Môman et Louistiti contre le monde
Cette heure de spectacle est un dialogue : les questions de Louistiti, assurées et pleine de candeur ; les réponses, de celle qu’il appelle « môman », dures et pourtant souvent hésitantes. Que peut-on espérer enseigner à nos enfants, lorsque nous sommes nous-mêmes pétris de questions sans réponses ? Mais il faut bien les rassurer, les gamins, ou bien ils deviendront des adultes tordus. Alors on invente, on joue avec les mots. On crée des planètes sur lesquelles il n’y a pas de bile à se faire, là où les mômans sont le meilleur remède contre les méchants. Car il ne s’agit pas, ici, de compter sur les pôpas. Ils sont bien loin, avec toutes leurs bricoles, leurs casseroles, leurs promesses brisées et leurs galères d’argent.
Alors maman se démène et offre à Louistiti une enfance dans un petit appartement aussi grand que le monde. Les mots sont simples, tellement simples qu’ils sont même un peu abîmés sur les bords. On laisse traîner un « e », on transforme un « an » en « ain ». On rend les mots un peu plus gentils, ou bien un peu plus bancals pour qu’il soient en accord avec le quotidien.
Louistiti grandit avec sa maman, et son quotidien se construit à ses côtés. C’est la surprise, quand on arrive, et qu’on voit ces deux comédiens que l’on connaît depuis belle lurette redevenir des enfants devant nous. Car la maman et le fils ont tous les deux une âme d’enfants et des préoccupations d’adultes, ce qui fait que, finalement, on ne sait plus bien qui est qui. Mais ce qui est sûr que chaque histoire, chaque fragment de vie, chaque confidence sous les draps de la cabane résonne en chacun d’entre nous.
Un château fait de draps blancs
La scénographie et la mise en scène sont à la hauteur de la complexe simplicité du spectacle. Il y a une maison faite de draps, des paysages faits de feutre noir. Les comédiens s’amusent à bouger le décor dans tous les sens. Les murs deviennent des rideaux, les rideaux deviennent des couvertures. On prend les couvertures et on s’en fait une robe de soirée.

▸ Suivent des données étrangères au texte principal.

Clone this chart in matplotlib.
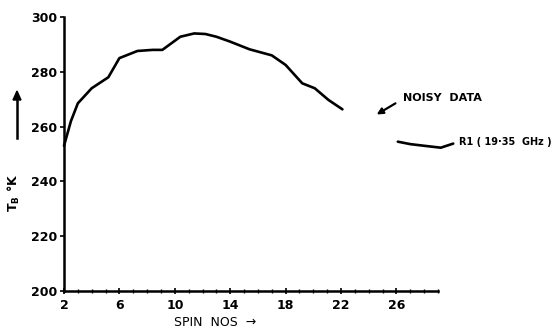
import numpy as np
import matplotlib.pyplot as plt

# R1 (19.35 GHz) brightness temperature vs spin number
spin_a = [2, 2.5, 3, 4, 5.2, 6, 7.3, 8.4, 9.1, 10.4, 11.4, 12.2, 13, 14, 15.4, 17, 18, 19.2, 20.1, 21.1, 22.1]
tb_a = [253, 262, 268.5, 274, 278, 285, 287.6, 288, 288, 292.8, 294, 293.8, 292.8, 291, 288.2, 286, 282.5, 275.8, 274, 269.7, 266.3]

spin_b = [26.1, 27, 28, 29.2, 30.1]
tb_b = [254.5, 253.6, 253, 252.3, 253.8]

xticks = [2, 6, 10, 14, 18, 22, 26]
yticks = [200, 220, 240, 260, 280, 300]

plt.rcParams['font.family'] = ['DejaVu Sans']

fig = plt.figure(figsize=(5.58, 3.35), dpi=100)
ax = fig.add_axes([64 / 558, 1 - 291 / 335, (438 - 64) / 558, (291 - 17) / 335])

ax.plot(spin_a, tb_a, color='black', lw=1.9, solid_capstyle='round', clip_on=False)
ax.plot(spin_b, tb_b, color='black', lw=1.9, solid_capstyle='round', clip_on=False)

ax.set_xlim(2, 29)
ax.set_ylim(200, 300)
ax.set_xticks(xticks)
ax.set_xticks(np.arange(2, 30, 1), minor=True)
ax.set_yticks(yticks)
ax.set_xticklabels([str(v) for v in xticks], fontsize=9, fontweight='bold')
ax.set_yticklabels([str(v) for v in yticks], fontsize=9, fontweight='bold')
ax.tick_params(axis='y', direction='out', length=3, width=1.2, pad=2)
ax.tick_params(axis='x', which='major', direction='inout', length=5, width=1.2, pad=3)
ax.tick_params(axis='x', which='minor', direction='inout', length=3, width=1)

for s in ['top', 'right']:
    ax.spines[s].set_visible(False)
for s in ['left', 'bottom']:
    ax.spines[s].set_linewidth(1.8)

# annotations
ax.annotate('', xy=(24.4, 263.9), xytext=(26.1, 269),
            arrowprops=dict(arrowstyle='-|>', color='black', lw=1.6, mutation_scale=9),
            annotation_clip=False)
ax.text(26.5, 270.5, 'NOISY  DATA', fontsize=8, fontweight='bold', va='center', ha='left')
ax.text(30.5, 254.2, 'R1 ( 19·35  GHz )', fontsize=7, fontweight='bold', va='center', ha='left')

# axis labels
fig.text(215 / 558, 1 - 323 / 335, 'SPIN  NOS  →', fontsize=9, ha='center', va='center')
fig.text(14 / 558, 1 - 193 / 335, r'T$_\mathregular{B}$ °K', fontsize=9, fontweight='bold',
         rotation=90, ha='center', va='center')
fig.add_artist(plt.Line2D([17 / 558, 17 / 558], [1 - 138 / 335, 1 - 100 / 335], color='black', lw=1.8))
fig.add_artist(plt.Polygon([[13 / 558, 1 - 100 / 335], [21 / 558, 1 - 100 / 335], [17 / 558, 1 - 91 / 335]],
                           closed=True, color='black'))

fig.savefig('out.png', dpi=100)
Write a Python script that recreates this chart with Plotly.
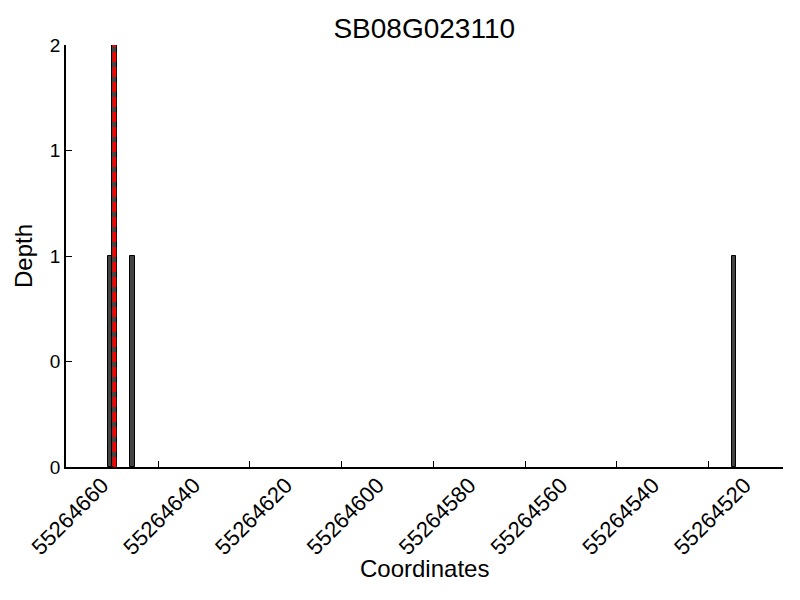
import plotly.graph_objects as go

positions = [55264650, 55264649, 55264645, 55264514]
depths = [1, 2, 1, 1]
marker_pos = 55264649
marker_depth = 2
xtick_vals = [55264660, 55264640, 55264620, 55264600, 55264580, 55264560, 55264540, 55264520]
ytick_vals = [0, 0.5, 1, 1.5, 2]
ytick_text = ["0", "0", "1", "1", "2"]
title = "SB08G023110"
x_title = "Coordinates"
y_title = "Depth"
bin_width = 1

fig = go.Figure()
fig.add_trace(go.Bar(x=positions, y=depths, width=bin_width, offset=0,
                     marker=dict(color="#444444", line=dict(color="black", width=1)),
                     showlegend=False))
fig.add_trace(go.Scatter(x=[marker_pos + bin_width / 2] * 2, y=[0, marker_depth], mode="lines",
                         line=dict(color="red", width=3.5, dash="10px,5px"), showlegend=False))

# page body adds an 8px offset
OFF = 8
L, R, T, B = 65.5 - OFF, 17 + OFF, 45 - OFF, 133 + OFF
plot_h = 600 - T - B
fig.update_layout(
    width=800, height=600,
    margin=dict(l=L, r=R, t=T, b=B, autoexpand=False),
    paper_bgcolor="white", plot_bgcolor="white",
    font=dict(family="Liberation Sans, Arial, sans-serif", color="black"),
    title=dict(text=title, x=(L + 800 - R) / 2 / 800, xanchor="center",
               y=1 - (28 - OFF) / 600, yanchor="middle", font=dict(size=28)),
    bargap=0,
)
fig.add_annotation(text=x_title, xref="paper", yref="paper", x=0.5, y=-101 / plot_h,
                   xanchor="center", yanchor="middle", showarrow=False, font=dict(size=24))
fig.update_xaxes(range=[55264660.05, 55264503.8], tickvals=xtick_vals,
                 ticktext=[str(v) for v in xtick_vals], tickangle=-45,
                 ticklabelshift=-36, ticklabelstandoff=-5,
                 showline=True, linecolor="black", linewidth=1.5, ticks="inside",
                 ticklen=6, tickcolor="black", showgrid=False, zeroline=False,
                 automargin=False, tickfont=dict(size=22))
fig.update_yaxes(range=[0, 2], tickvals=ytick_vals, ticktext=ytick_text,
                 showline=True, linecolor="black", linewidth=1.5, ticks="inside",
                 ticklen=6, tickcolor="black", showgrid=False, zeroline=False,
                 automargin=False,
                 tickfont=dict(size=19), title=dict(text=y_title, font=dict(size=24), standoff=10))

fig.write_html("out.html")
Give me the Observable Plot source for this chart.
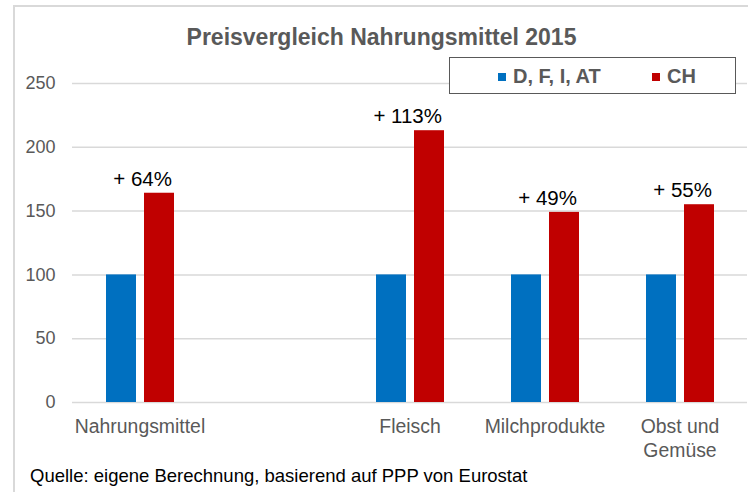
<!DOCTYPE html>
<html>
<head>
<meta charset="utf-8">
<script src="https://cdn.jsdelivr.net/npm/d3@7"></script>
<script src="https://cdn.jsdelivr.net/npm/@observablehq/plot@0.6"></script>
<style>
  html, body { margin: 0; padding: 0; background: #fff; overflow: hidden; }
  #wrap { position: relative; width: 748px; height: 492px; font-family: "Liberation Sans", Arial, sans-serif; }
  #frame { position: absolute; left: 13px; top: 5px; width: 800px; height: 600px; border-left: 2px solid #d9d9d9; border-top: 2px solid #d9d9d9; }
  #title { position: absolute; left: 14px; width: 735px; top: 23px; line-height: 28px; text-align: center; font-size: 23px; font-weight: bold; color: #595959; }
  #chart { position: absolute; left: 0; top: 60px; }
  #legend { position: absolute; left: 449px; top: 57px; width: 285px; height: 35px; border: 1px solid #595959; background: #fff; font-size: 20px; font-weight: bold; color: #595959; }
  .item { position: absolute; top: 6px; line-height: 24px; white-space: nowrap; }
  .sw { display: inline-block; width: 8px; height: 8px; margin-right: 7px; vertical-align: 2px; }
  #caption { position: absolute; left: 30px; top: 465px; font-size: 18.5px; line-height: 22px; color: #000; }
</style>
</head>
<body>
<div id="wrap">
  <div id="frame"></div>
  <div id="chart"></div>
  <div id="title"></div>
  <div id="legend"></div>
  <div id="caption"></div>
</div>
<script>
const titleText = "Preisvergleich Nahrungsmittel 2015";
const captionText = "Quelle: eigene Berechnung, basierend auf PPP von Eurostat";
const categories = ["Nahrungsmittel", " ", "Fleisch", "Milchprodukte", "Obst und\nGemüse"];
const barCategories = ["Nahrungsmittel", "Fleisch", "Milchprodukte", "Obst und\nGemüse"];
const seriesNames = ["D, F, I, AT", "CH"];
const valuesEU = [100, 100, 100, 100];
const valuesCH = [164, 213, 149, 155];
const diffLabels = ["+ 64%", "+ 113%", "+ 49%", "+ 55%"];
const yTicks = [0, 50, 100, 150, 200, 250];
const colors = ["#0070C0", "#C00000"];

const rows = barCategories.map((c, i) => ({cat: c, eu: valuesEU[i], ch: valuesCH[i], label: diffLabels[i]}));

document.getElementById("title").textContent = titleText;
document.getElementById("caption").textContent = captionText;

const legend = document.getElementById("legend");
const legendX = [48, 202];
seriesNames.forEach((name, i) => {
  const it = document.createElement("div");
  it.className = "item";
  it.style.left = legendX[i] + "px";
  const sw = document.createElement("span");
  sw.className = "sw";
  sw.style.background = colors[i];
  it.appendChild(sw);
  it.appendChild(document.createTextNode(name));
  legend.appendChild(it);
});

const chart = Plot.plot({
  width: 748,
  height: 405,
  marginTop: 23,
  marginBottom: 63,
  marginLeft: 72,
  marginRight: 1,
  style: {fontFamily: "Liberation Sans, Arial, sans-serif", background: "transparent"},
  x: {domain: categories, padding: 0, axis: null},
  y: {domain: [0, 250], axis: null},
  marks: [
    Plot.gridY(yTicks, {stroke: "#d9d9d9", strokeOpacity: 1, strokeWidth: 1.5}),
    Plot.axisY(yTicks, {tickSize: 0, tickPadding: 17, fontSize: 18, fill: "#595959", label: null}),
    Plot.barY(rows, {x: "cat", y: "eu", fill: colors[0], insetLeft: 34, insetRight: 71}),
    Plot.barY(rows, {x: "cat", y: "ch", fill: colors[1], insetLeft: 72, insetRight: 33}),
    Plot.text(rows, {x: "cat", y: "ch", text: "label", textAnchor: "end", dx: 32, dy: -14, fontSize: 20.5, fill: "#000"}),
    Plot.axisX(categories, {tickSize: 0, tickPadding: 13, fontSize: 19.4, fill: "#595959", lineHeight: 1.24, label: null})
  ]
});
document.getElementById("chart").appendChild(chart);
</script>
</body>
</html>
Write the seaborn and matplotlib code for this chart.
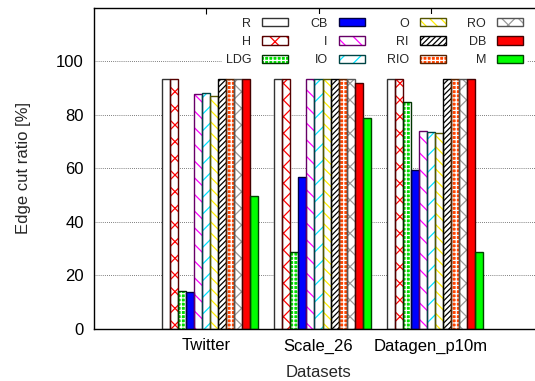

Il y a la recherche de la simplicité pour un résultat fascinant. On dit au revoir au décor travaillé, pour accueillir un réel travail du décor. L’usage des ombres et des lumières contribue à la poésie du moment. On se sent, nous spectateurs, accueillis comme à la maison, et à la fois transportés loin, loin, très loin de tout.
Il y a de la beauté à se débrouiller avec ce qu’on a. Hervé Pierre et Clotilde Mollet nous montrent qu’avec un drap blanc et quelques comptines, on peut recréer un monde tout entier.